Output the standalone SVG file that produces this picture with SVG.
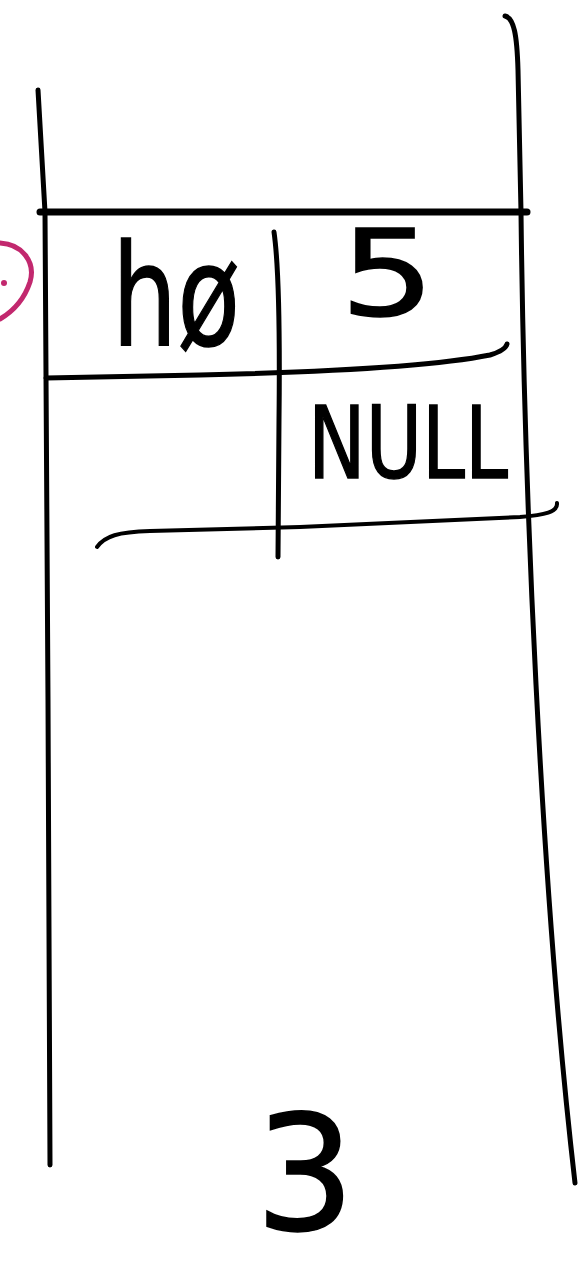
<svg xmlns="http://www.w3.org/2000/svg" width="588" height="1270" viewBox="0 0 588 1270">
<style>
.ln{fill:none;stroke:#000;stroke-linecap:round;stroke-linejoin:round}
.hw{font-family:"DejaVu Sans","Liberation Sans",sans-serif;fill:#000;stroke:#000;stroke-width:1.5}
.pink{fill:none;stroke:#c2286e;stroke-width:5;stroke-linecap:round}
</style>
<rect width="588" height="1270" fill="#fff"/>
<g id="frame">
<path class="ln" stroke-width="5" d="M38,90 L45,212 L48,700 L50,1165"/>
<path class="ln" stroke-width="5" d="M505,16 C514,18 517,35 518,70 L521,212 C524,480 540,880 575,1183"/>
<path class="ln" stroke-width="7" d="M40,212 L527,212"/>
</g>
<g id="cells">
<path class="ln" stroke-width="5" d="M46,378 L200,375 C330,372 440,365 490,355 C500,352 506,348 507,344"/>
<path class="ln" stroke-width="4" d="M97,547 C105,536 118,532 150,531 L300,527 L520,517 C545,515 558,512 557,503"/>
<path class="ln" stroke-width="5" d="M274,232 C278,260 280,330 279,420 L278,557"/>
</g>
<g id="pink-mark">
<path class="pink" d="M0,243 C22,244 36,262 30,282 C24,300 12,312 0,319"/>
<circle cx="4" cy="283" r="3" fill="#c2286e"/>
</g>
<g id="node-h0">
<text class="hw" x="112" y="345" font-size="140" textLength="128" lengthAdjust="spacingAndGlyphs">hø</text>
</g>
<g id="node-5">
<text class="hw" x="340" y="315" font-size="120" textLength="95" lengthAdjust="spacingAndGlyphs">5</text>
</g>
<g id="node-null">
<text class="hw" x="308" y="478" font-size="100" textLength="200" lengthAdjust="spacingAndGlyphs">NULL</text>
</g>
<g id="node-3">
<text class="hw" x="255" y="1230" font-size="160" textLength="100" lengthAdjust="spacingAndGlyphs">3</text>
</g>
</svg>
* * *
**Problem to solve**. Every line of the material is to be quoted exactly, with no pictures carried over.

**Completed exercise**.
Output the standalone SVG file that produces this picture with SVG.
<svg xmlns="http://www.w3.org/2000/svg" width="588" height="1270" viewBox="0 0 588 1270">
<style>
.ln{fill:none;stroke:#000;stroke-linecap:round;stroke-linejoin:round}
.hw{font-family:"DejaVu Sans","Liberation Sans",sans-serif;fill:#000;stroke:#000;stroke-width:1.5}
.pink{fill:none;stroke:#c2286e;stroke-width:5;stroke-linecap:round}
</style>
<rect width="588" height="1270" fill="#fff"/>
<g id="frame">
<path class="ln" stroke-width="5" d="M38,90 L45,212 L48,700 L50,1165"/>
<path class="ln" stroke-width="5" d="M505,16 C514,18 517,35 518,70 L521,212 C524,480 540,880 575,1183"/>
<path class="ln" stroke-width="7" d="M40,212 L527,212"/>
</g>
<g id="cells">
<path class="ln" stroke-width="5" d="M46,378 L200,375 C330,372 440,365 490,355 C500,352 506,348 507,344"/>
<path class="ln" stroke-width="4" d="M97,547 C105,536 118,532 150,531 L300,527 L520,517 C545,515 558,512 557,503"/>
<path class="ln" stroke-width="5" d="M274,232 C278,260 280,330 279,420 L278,557"/>
</g>
<g id="pink-mark">
<path class="pink" d="M0,243 C22,244 36,262 30,282 C24,300 12,312 0,319"/>
<circle cx="4" cy="283" r="3" fill="#c2286e"/>
</g>
<g id="node-h0">
<text class="hw" x="112" y="345" font-size="140" textLength="128" lengthAdjust="spacingAndGlyphs">hø</text>
</g>
<g id="node-5">
<text class="hw" x="340" y="315" font-size="120" textLength="95" lengthAdjust="spacingAndGlyphs">5</text>
</g>
<g id="node-null">
<text class="hw" x="308" y="478" font-size="100" textLength="200" lengthAdjust="spacingAndGlyphs">NULL</text>
</g>
<g id="node-3">
<text class="hw" x="255" y="1230" font-size="160" textLength="100" lengthAdjust="spacingAndGlyphs">3</text>
</g>
</svg>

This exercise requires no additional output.